Locate every line below that contains the word "this" and copy it.

[Start GIVEN MATERIAL]

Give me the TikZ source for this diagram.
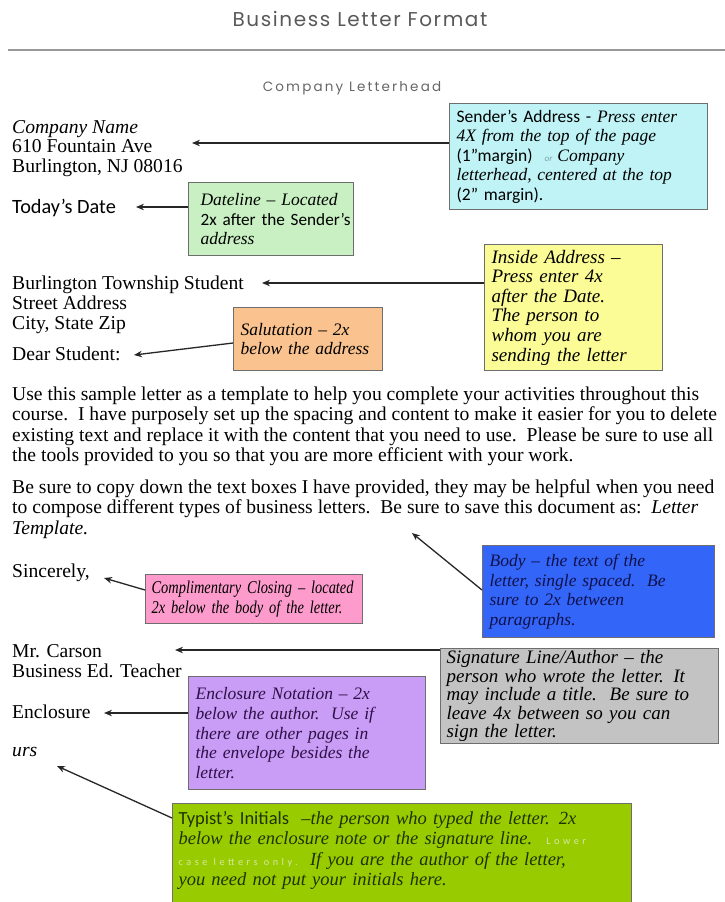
\documentclass[tikz,border=0pt]{standalone}
\usepackage{fontspec}
\setmainfont{Liberation Serif}
\newfontfamily\calfont{Carlito}
\newfontfamily\headfont[LetterSpace=8]{Poppins}
\newfontfamily\subheadfont[LetterSpace=16]{Poppins}
\newfontfamily\widesans[LetterSpace=35]{Carlito}
\newfontfamily\condserif[FakeStretch=0.8]{Liberation Serif}
\usetikzlibrary{arrows.meta}

\definecolor{cyanfill}{HTML}{BFF3F6}
\definecolor{greenfill}{HTML}{C8F0C2}
\definecolor{yellowfill}{HTML}{FCFC96}
\definecolor{orangefill}{HTML}{F9C28E}
\definecolor{bluefill}{HTML}{3366F8}
\definecolor{pinkfill}{HTML}{FD9BCC}
\definecolor{greyfill}{HTML}{C3C3C3}
\definecolor{purplefill}{HTML}{C99CF6}
\definecolor{limefill}{HTML}{99CC00}
\definecolor{boxline}{HTML}{6E6E6E}
\definecolor{navytext}{HTML}{10104A}
\definecolor{purpletext}{HTML}{2E1048}
\definecolor{limetext}{HTML}{1E3300}
\definecolor{faint}{HTML}{D6E6A4}
\definecolor{orgrey}{HTML}{7F9FA2}

% tiny, widely spaced words inside the notes
\newcommand{\tinyword}[1]{{\widesans\upshape\fontsize{10.2}{10}\selectfont #1}}
\newcommand{\sz}[2]{\fontsize{#1}{#2}\selectfont}

\begin{document}
\begin{tikzpicture}[x=1pt,y=-1pt,
  letter/.style={anchor=base west, inner sep=0pt, font=\sz{19.6}{20.5}},
  note/.style={anchor=north west, inner xsep=7pt, inner ysep=2pt, align=left,
    draw=boxline, line width=1.2pt, font=\sz{17.5}{19.6}\itshape},
  ptr/.style={-{Stealth[length=8pt,width=6.5pt]}, line width=1.3pt, black!85}]
\useasboundingbox (0,0) rectangle (725,902);

% heading
\node[inner sep=0pt, text=black!65, font=\headfont\sz{20}{22}] (title) at (360,19) {Business Letter Format};
\draw[line width=2pt, black!40] (8,50) -- (725,50);
\node[inner sep=0pt, text=black!60, font=\subheadfont\sz{13.5}{16}] (letterhead) at (352,88) {Company Letterhead};

% letter text
\node[letter] (coname) at (12,133) {\itshape Company Name};
\node[letter] (costreet) at (12,152.5) {610 Fountain Ave};
\node[letter] (cocity) at (12,172) {Burlington, NJ 08016};
\node[letter, font=\calfont\sz{20.3}{22}] (date) at (12,213) {Today’s Date};
\node[letter] (inname) at (12,289) {Burlington Township Student};
\node[letter] (instreet) at (12,309) {Street Address};
\node[letter] (incity) at (12,329) {City, State Zip};
\node[letter] (dear) at (12,360) {Dear Student:};

\node[letter] (pa) at (12,400) {Use this sample letter as a template to help you complete your activities throughout this};
\node[letter] (pb) at (12,420.5) {course.\ \ I have purposely set up the spacing and content to make it easier for you to delete};
\node[letter] (pc) at (12,441) {existing text and replace it with the content that you need to use.\ \ Please be sure to use all};
\node[letter] (pd) at (12,461.5) {the tools provided to you so that you are more efficient with your work.};
\node[letter] (qa) at (12,493) {Be sure to copy down the text boxes I have provided, they may be helpful when you need};
\node[letter] (qb) at (12,513.5) {to compose different types of business letters.\ \ Be sure to save this document as:\ \ \itshape Letter};
\node[letter] (qc) at (12,534) {\itshape Template.};

\node[letter] (close) at (12,577) {Sincerely,};
\node[letter] (author) at (12,657) {Mr. Carson};
\node[letter] (title2) at (12,677) {Business Ed. Teacher};
\node[letter] (encl) at (12,718) {Enclosure};
\node[letter] (initials) at (12,756) {\itshape urs};

% explanatory notes
\node[note, fill=cyanfill, minimum width=258pt, minimum height=106pt, text width=244pt] (sender) at (449,103)
  {{\calfont\upshape Sender’s Address - }Press enter\\
   4X from the top of the page\\
   {\calfont\upshape (1”margin)}\hspace{12pt}{\calfont\color{orgrey}\sz{9}{10}or}\hspace{5pt}Company\\
   letterhead, centered at the top\\
   {\calfont\upshape (2” margin).}};

\node[note, fill=greenfill, minimum width=165pt, minimum height=73pt, text width=157pt, inner xsep=4pt] (dateline) at (188,182)
  {\hspace*{8pt}Dateline – Located\\
   \hspace*{8pt}\mbox{\calfont\upshape\sz{17.2}{19.6}2x after the Sender’s}\\
   \hspace*{8pt}address};

\node[note, fill=yellowfill, minimum width=178pt, minimum height=126pt, text width=164pt, font=\sz{19}{19.6}\itshape] (inside) at (484,244)
  {Inside Address –\\ Press enter 4x\\ after the Date.\\ The person to\\ whom you are\\ sending the letter};

\node[note, fill=orangefill, minimum width=149pt, minimum height=63pt, text width=135pt] (salut) at (233,307)
  {Salutation – 2x\\ below the address};

\node[note, fill=bluefill, text=navytext, minimum width=232pt, minimum height=92pt, text width=218pt] (body) at (482,545)
  {Body – the text of the\\ letter, single spaced.\ \ Be\\ sure to 2x between\\ paragraphs.};

\node[note, fill=pinkfill, minimum width=217pt, minimum height=49pt, text width=205pt, font=\condserif\sz{18}{19.5}\itshape, inner xsep=6pt] (closing) at (145,574)
  {\mbox{Complimentary Closing – located}\\ \mbox{2x below the body of the letter.}};

\node[note, fill=greyfill, minimum width=278pt, minimum height=89pt, text width=266pt, font=\sz{19}{18.5}\itshape, inner xsep=6pt] (sig) at (440,648)
  {Signature Line/Author – the\\ person who wrote the letter. It\\ may include a title.\ \ Be sure to\\ leave 4x between so you can\\ sign the letter.};

\node[note, fill=purplefill, text=purpletext, minimum width=237pt, minimum height=113pt, text width=223pt] (enclnote) at (188,676)
  {Enclosure Notation – 2x\\ below the author.\ \ Use if\\ there are other pages in\\ the envelope besides the\\ letter.};

\node[note, fill=limefill, text=limetext, minimum width=459pt, text width=447pt, inner xsep=6pt, inner ysep=8pt, font=\sz{18.5}{20.3}\itshape] (typist) at (172,803)
  {{\calfont\upshape Typist’s Initials }\ –the person who typed the letter. 2x\\
   below the enclosure note or the signature line.\hspace{14pt}{\color{faint}\tinyword{Lower}}\\
   {\color{faint}\tinyword{case letters only.}}\ \ If you are the author of the letter,\\
   you need not put your initials here.\\
   \rule{0pt}{12pt}};

% pointers from each note to the part of the letter it describes
\coordinate (senderTip) at (192,143);
\draw[ptr] (senderTip -| sender.west) -- (senderTip);
\coordinate (dateTip) at (136,207);
\draw[ptr] (dateTip -| dateline.west) -- (dateTip);
\coordinate (insideTip) at (262,283);
\draw[ptr] (insideTip -| inside.west) -- (insideTip);
\coordinate (salutTip) at (134,355);
\draw[ptr] ([yshift=-36pt]salut.north west) -- (salutTip);
\coordinate (bodyTip) at (412,533);
\draw[ptr] ([yshift=-45pt]body.north west) -- (bodyTip);
\coordinate (closeTip) at (104,578);
\draw[ptr] ([yshift=-16pt]closing.north west) -- (closeTip);
\coordinate (sigTip) at (175,650);
\draw[ptr] (sigTip -| sig.west) -- (sigTip);
\coordinate (enclTip) at (104,713);
\draw[ptr] (enclTip -| enclnote.west) -- (enclTip);
\coordinate (typTip) at (57,766);
\draw[ptr] ([yshift=-15pt]typist.north west) -- (typTip);
\end{tikzpicture}
\end{document}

[End GIVEN MATERIAL]

• [CORRECT RESULT]
Give me the TikZ source for this diagram.
\node[letter] (pa) at (12,400) {Use this sample letter as a template to help you complete your activities throughout this};
\node[letter] (qb) at (12,513.5) {to compose different types of business letters.\ \ Be sure to save this document as:\ \ \itshape Letter};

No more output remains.